What to produce
Seek out every line containing the word "chart", and copy each.

Provided material

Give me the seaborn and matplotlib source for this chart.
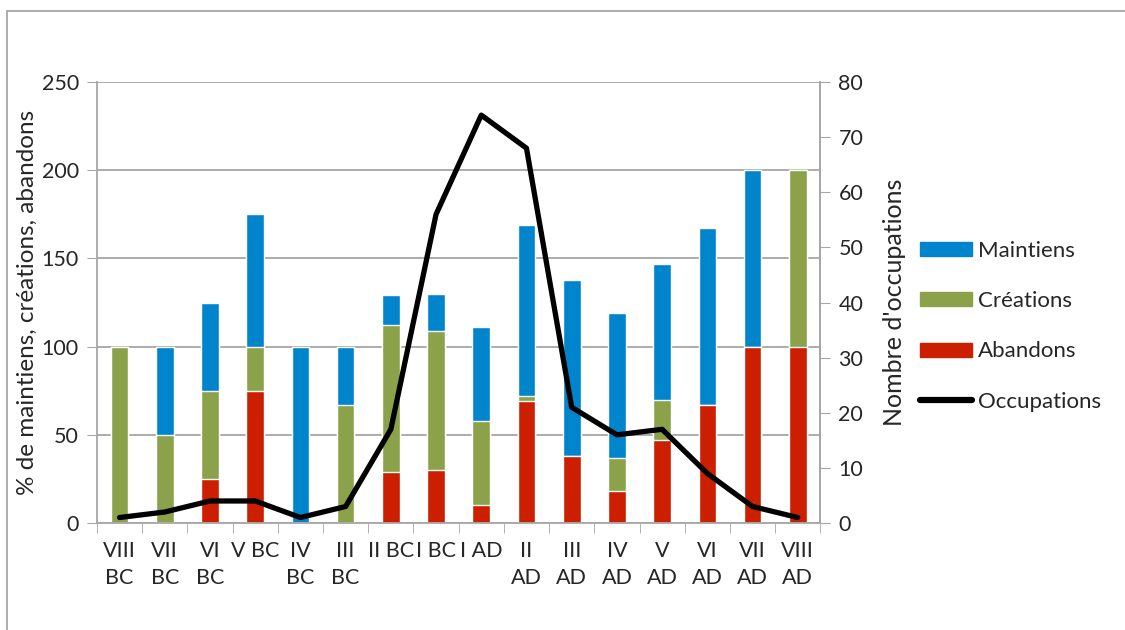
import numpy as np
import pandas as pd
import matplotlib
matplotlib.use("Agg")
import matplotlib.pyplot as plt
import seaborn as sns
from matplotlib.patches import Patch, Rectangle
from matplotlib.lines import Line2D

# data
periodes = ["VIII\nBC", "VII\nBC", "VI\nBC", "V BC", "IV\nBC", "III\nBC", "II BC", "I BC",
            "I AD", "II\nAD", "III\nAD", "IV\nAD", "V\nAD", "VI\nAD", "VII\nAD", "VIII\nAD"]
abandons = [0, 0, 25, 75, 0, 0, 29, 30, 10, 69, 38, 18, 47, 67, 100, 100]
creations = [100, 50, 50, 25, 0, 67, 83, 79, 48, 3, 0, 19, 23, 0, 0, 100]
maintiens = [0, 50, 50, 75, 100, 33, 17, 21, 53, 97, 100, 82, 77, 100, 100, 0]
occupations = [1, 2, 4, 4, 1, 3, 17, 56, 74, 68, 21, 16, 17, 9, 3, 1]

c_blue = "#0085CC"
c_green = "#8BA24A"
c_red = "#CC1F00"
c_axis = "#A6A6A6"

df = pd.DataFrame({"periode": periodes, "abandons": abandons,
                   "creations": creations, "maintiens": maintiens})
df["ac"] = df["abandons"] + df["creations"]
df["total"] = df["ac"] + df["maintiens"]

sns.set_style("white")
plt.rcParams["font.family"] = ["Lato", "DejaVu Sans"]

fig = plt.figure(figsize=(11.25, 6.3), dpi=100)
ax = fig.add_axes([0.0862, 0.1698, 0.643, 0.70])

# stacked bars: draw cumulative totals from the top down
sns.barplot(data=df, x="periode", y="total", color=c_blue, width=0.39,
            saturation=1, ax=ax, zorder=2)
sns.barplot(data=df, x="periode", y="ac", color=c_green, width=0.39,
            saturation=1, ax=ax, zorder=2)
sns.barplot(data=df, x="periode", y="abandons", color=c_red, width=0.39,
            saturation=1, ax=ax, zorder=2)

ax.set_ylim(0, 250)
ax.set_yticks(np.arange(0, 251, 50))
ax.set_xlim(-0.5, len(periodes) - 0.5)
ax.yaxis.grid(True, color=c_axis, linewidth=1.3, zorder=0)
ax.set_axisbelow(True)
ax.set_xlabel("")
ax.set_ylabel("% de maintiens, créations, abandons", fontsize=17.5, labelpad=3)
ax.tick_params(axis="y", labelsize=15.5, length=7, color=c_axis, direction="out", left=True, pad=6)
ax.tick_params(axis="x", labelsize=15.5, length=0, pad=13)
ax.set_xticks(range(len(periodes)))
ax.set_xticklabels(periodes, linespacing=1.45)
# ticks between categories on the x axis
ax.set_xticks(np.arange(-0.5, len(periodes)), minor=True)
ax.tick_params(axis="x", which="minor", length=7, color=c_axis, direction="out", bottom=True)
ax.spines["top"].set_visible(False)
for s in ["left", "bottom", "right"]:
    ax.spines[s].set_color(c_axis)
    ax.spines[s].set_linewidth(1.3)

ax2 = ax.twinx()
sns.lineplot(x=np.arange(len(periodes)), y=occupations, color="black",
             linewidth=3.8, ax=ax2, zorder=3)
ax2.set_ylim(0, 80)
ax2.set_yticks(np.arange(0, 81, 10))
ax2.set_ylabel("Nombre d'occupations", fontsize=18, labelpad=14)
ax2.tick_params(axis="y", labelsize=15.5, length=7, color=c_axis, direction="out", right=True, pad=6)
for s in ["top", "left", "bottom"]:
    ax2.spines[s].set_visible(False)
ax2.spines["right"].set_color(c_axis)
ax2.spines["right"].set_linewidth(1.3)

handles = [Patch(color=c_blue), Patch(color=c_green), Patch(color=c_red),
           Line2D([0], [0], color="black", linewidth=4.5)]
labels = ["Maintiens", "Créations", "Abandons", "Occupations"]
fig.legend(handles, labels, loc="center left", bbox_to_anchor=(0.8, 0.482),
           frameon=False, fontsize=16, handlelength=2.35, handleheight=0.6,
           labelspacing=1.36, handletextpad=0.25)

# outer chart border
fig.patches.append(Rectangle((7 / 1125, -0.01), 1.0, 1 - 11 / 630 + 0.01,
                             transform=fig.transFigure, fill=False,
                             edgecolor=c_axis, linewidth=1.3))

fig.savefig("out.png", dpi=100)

Correct result
Give me the seaborn and matplotlib source for this chart.
# outer chart border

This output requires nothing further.